RIO DE JANEIRO, Jan. 31 (UPI) -- Brazil is going ahead with the construction of the giant Bel Monte hydroelectric dam despite 30 years of campaigning by opponents who say the "monster'" project will displace 30,000 poor minority people and destroy ecology of the Amazonian forest.
Forest clearing works will begin after Ibama, Brazil's environment agency, gave the go-ahead for the controversial project, estimated to cost $17 billion.
Ibama gave the dam approval despite strong objections from protesters, who say that years of disinformation helped "greenwash" compelling objections -- in other words, make the project's "bad points" look environmentally sound.
The protesters, who include Hollywood celebrities, argue that devastation from the dam will be widespread along a 60-mile stretch of the river. Supporters say 11 gigawatts a year of electricity to be produced by the 3.7-mile dam by 2015 will help modernize the region and wrest residents out of poverty.

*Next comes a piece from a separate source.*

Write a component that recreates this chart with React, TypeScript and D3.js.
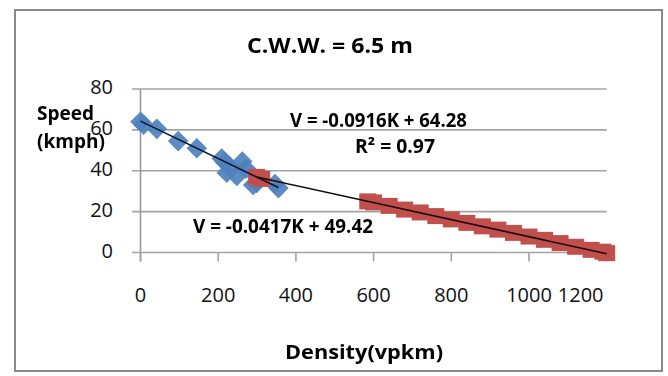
import React from "react";
import * as d3 from "d3";

// series 1 (blue diamonds): density K (vpkm), speed V (kmph)
const blueK = [0, 8, 42, 97, 145, 209, 218, 230, 222, 248, 262, 272, 290, 299, 346, 355];
const blueV = [64, 62.5, 60.5, 54.5, 51, 46, 44, 42, 39, 37.5, 44.5, 41, 33, 34, 33.5, 31.5];

// series 2 (red squares)
const redK = [299, 312, 585, 600, 640, 680, 720, 760, 800, 840, 880, 920, 960, 1000, 1040, 1080, 1120, 1160, 1190, 1200];
const redV = [37, 36, 25, 24.5, 22.8, 21, 19.6, 17.8, 16.2, 14.5, 12.8, 11.2, 9.6, 7.8, 6.2, 4.6, 2.8, 1.3, 0.4, -0.3];

const xTicks = [0, 200, 400, 600, 800, 1000, 1200];
const yTicks = [0, 20, 40, 60, 80];

// fitted trend lines
const blueFit = { slope: -0.0916, intercept: 64.28 };
const redFit = { slope: -0.0417, intercept: 49.42 };

const font = "'Open Sans', 'Liberation Sans', sans-serif";

const App: React.FC = () => {
  const width = 668;
  const height = 376;

  const x = d3.scaleLinear().domain([0, 1200]).range([140.5, 606.7]);
  const y = d3.scaleLinear().domain([0, 80]).range([252.5, 89]);

  const blue = blueK.map((k, i) => ({ k, v: blueV[i] }));
  const red = redK.map((k, i) => ({ k, v: redV[i] }));

  const fitPath = (fit: { slope: number; intercept: number }, ks: number[]) => {
    const [k0, k1] = d3.extent(ks) as [number, number];
    return d3
      .line<number>()
      .x((k) => x(k))
      .y((k) => y(fit.slope * k + fit.intercept))([k0, k1]);
  };

  const diamond = d3.symbol().type(d3.symbolDiamond2).size(270)();

  return (
    <svg
      width={width}
      height={height}
      style={{ position: "absolute", left: 0, top: 0, background: "#fff" }}
      fontFamily={font}
    >
      <defs>
        <filter id="soft" x="-20%" y="-20%" width="140%" height="140%">
          <feGaussianBlur stdDeviation="0.7" />
        </filter>
      </defs>
      <rect x={15} y={10} width={647} height={361} fill="#fff" stroke="#8a8a8a" strokeWidth={2} />

      {/* gridlines */}
      {yTicks.map((t) => (
        <line key={`g${t}`} x1={132} x2={x(1200)} y1={y(t)} y2={y(t)} stroke="#a3a3a3" strokeWidth={1.6} />
      ))}
      {/* y axis */}
      <line x1={x(0)} x2={x(0)} y1={y(80)} y2={y(0) + 9} stroke="#999" strokeWidth={1.6} />
      {/* x ticks */}
      {xTicks.map((t) => (
        <line key={`xt${t}`} x1={x(t)} x2={x(t)} y1={y(0)} y2={y(0) + 9} stroke="#a3a3a3" strokeWidth={1.6} />
      ))}

      {/* tick labels */}
      {yTicks.map((t) => (
        <text key={`yl${t}`} x={113} y={y(t) + 5} textAnchor="end" fontSize={20} fill="#111">
          {t}
        </text>
      ))}
      {xTicks.map((t) => (
        <text
          key={`xl${t}`}
          x={x(t) + (t === 1200 ? -26 : 0)}
          y={302}
          textAnchor="middle"
          fontSize={20}
          fill="#111"
        >
          {t}
        </text>
      ))}

      {/* markers */}
      <g filter="url(#soft)">
        {blue.map((d, i) => (
          <path
            key={`b${i}`}
            d={diamond!}
            transform={`translate(${x(d.k)},${y(d.v)})`}
            fill="#4f81bd"
            fillOpacity={0.92}
          />
        ))}
        {red.map((d, i) => (
          <rect
            key={`r${i}`}
            x={x(d.k) - 8.5}
            y={y(d.v) - 8}
            width={17}
            height={16}
            fill="#c0504d"
          />
        ))}
      </g>

      {/* trend lines */}
      <path d={fitPath(blueFit, blueK)!} fill="none" stroke="#0d1530" strokeWidth={1.6} />
      <path d={fitPath(redFit, redK)!} fill="none" stroke="#1a0a0a" strokeWidth={1.6} />

      {/* texts */}
      <text x={330} y={53} textAnchor="middle" fontSize={21} fontWeight="bold" textLength={166} lengthAdjust="spacingAndGlyphs">
        C.W.W. = 6.5 m
      </text>
      <text x={37} y={120} fontSize={19} fontWeight="bold">Speed</text>
      <text x={37} y={148} fontSize={19} fontWeight="bold">(kmph)</text>
      <text x={290} y={127} fontSize={19} fontWeight="bold" textLength={177} lengthAdjust="spacingAndGlyphs">
        V = -0.0916K + 64.28
      </text>
      <text x={355} y={153} fontSize={19} fontWeight="bold" textLength={80} lengthAdjust="spacingAndGlyphs">
        R² = 0.97
      </text>
      <text x={193} y={233} fontSize={19} fontWeight="bold" textLength={180} lengthAdjust="spacingAndGlyphs">
        V = -0.0417K + 49.42
      </text>
      <text x={364} y={359} textAnchor="middle" fontSize={20} fontWeight="bold" textLength={158} lengthAdjust="spacingAndGlyphs">
        Density(vpkm)
      </text>
    </svg>
  );
};

export default App;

Norte Energia, a Brazilian consortium in charge of the project, has been given the go-ahead to start clearing about 238 hectares of forest along the Amazonian tributary Xingu. The dam is likely to flood a 193-square mile area and partially dry up the Xingu river. Further licenses for actual construction are yet to be granted.
The Norte Energia consortium is made up of the state-run utility Eletrobras, Brazilian pension fund Petros and several local construction companies. Although it was initially opposed by former President Luiz Inacio Lula da Silva he became a strong supporter and was backed up by newly elected President Dilma Rousseff.
Official supporters say they will pursue the project at "all costs."
Protesters say the Bel Monte dam complex, first mooted under Brazil's dictatorial period, won't be necessary if Brazil makes a more efficient use of its existing power generation capacity.
Philip Fearnside of the National Amazon Research Institute said the forests flooded by Bel Monte's reservoirs will generate enormous qualities of methane, a greenhouse gas estimated to be 25 times more potent than carbon dioxide.
Meanwhile, critics are concerned the government hasn't entirely given up on an original idea of building more dams on the Xingu River. One of the early plans for damming the Xingu included six dams but the government changed its position after protests by indigenous residents.
Critics of the project say only a small proportion of the electricity to be generated by the dam will meet residential needs, while the bulk will go toward industrial and mining development, also likely to spread environmental damage in the area.